April 2020

UD Team Receives Funding to Further Develop Smart AFO for Children with CP

The researchers said the proposed AFO is the first lower extremity device designed to correct alignment or provide support using soft muscle-like smart materials that contract in response to electric current. Image courtesy of UD.

The Venture Development Center and Physical Therapy Department at the University of Delaware (UD) have received $50,000 in seed money from the Pennsylvania Pediatric Medical Device Consortium to further develop a motorized ankle-foot orthosis (AFO) called the DE-AFO. The DE-AFO, designed by Ahad Behboodi, PhD, and his team, uses electro-active polymer as artificial muscles to assist ankle motion in children with cerebral palsy (CP). The soft muscle-like smart material contracts in response to electric current. The team also received a $200,000 grant last year from University City Science Center, Philadelphia, PA, to work on the device.
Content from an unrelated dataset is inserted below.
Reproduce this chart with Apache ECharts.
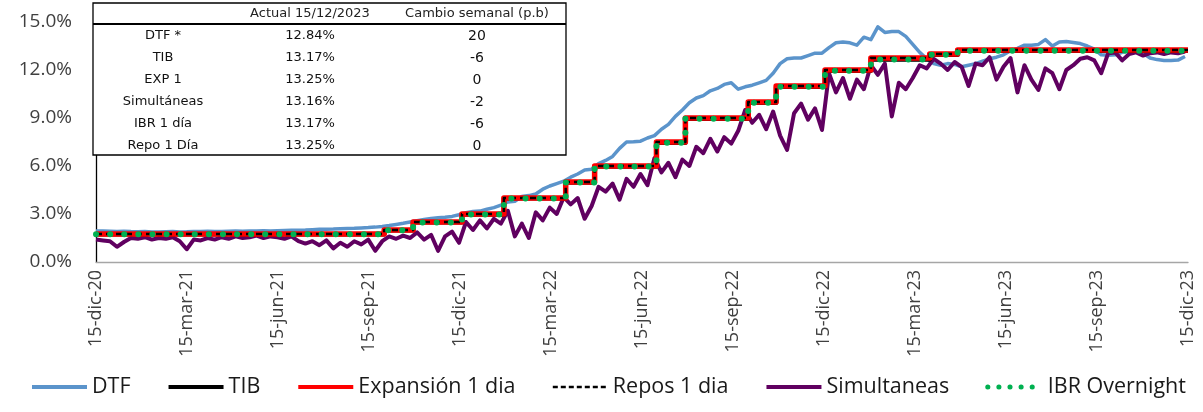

Made from off-the-shelf elastic materials, these artificial muscles closely mimic the function of the body’s skeletal muscle and can help children with CP who struggle to complete a range of motion (ROM) under their own power. The device is lightweight, compact, comfortable, and noiseless, reducing the size of the orthosis needed while increasing the wearer’s degree of freedom in movement. Computer software operates the artificial muscle.

Traditional AFOs keep the ankle and foot stable but don’t allow for movement, which can cause muscles to weaken and atrophy from disuse. The UD team’s device potentially can minimize this atrophy because it will allow muscles to go through an ROM. For example, if a child needs help lifting her toes for her foot to clear the ground as she walks, the device can assist the front calf muscles to lift up the ankle.

The researchers said they can imagine the brace being used as an exercise device, too, where the artificial muscle might resist against the child’s movements to strengthen or stretch muscles or increase ROM. Further, in the future they may add functional electrical stimulation technology to also trigger muscles, when needed. This would improve the timing and power of the artificial muscle’s activation, thereby strengthening the user’s muscles and improving walking coordination.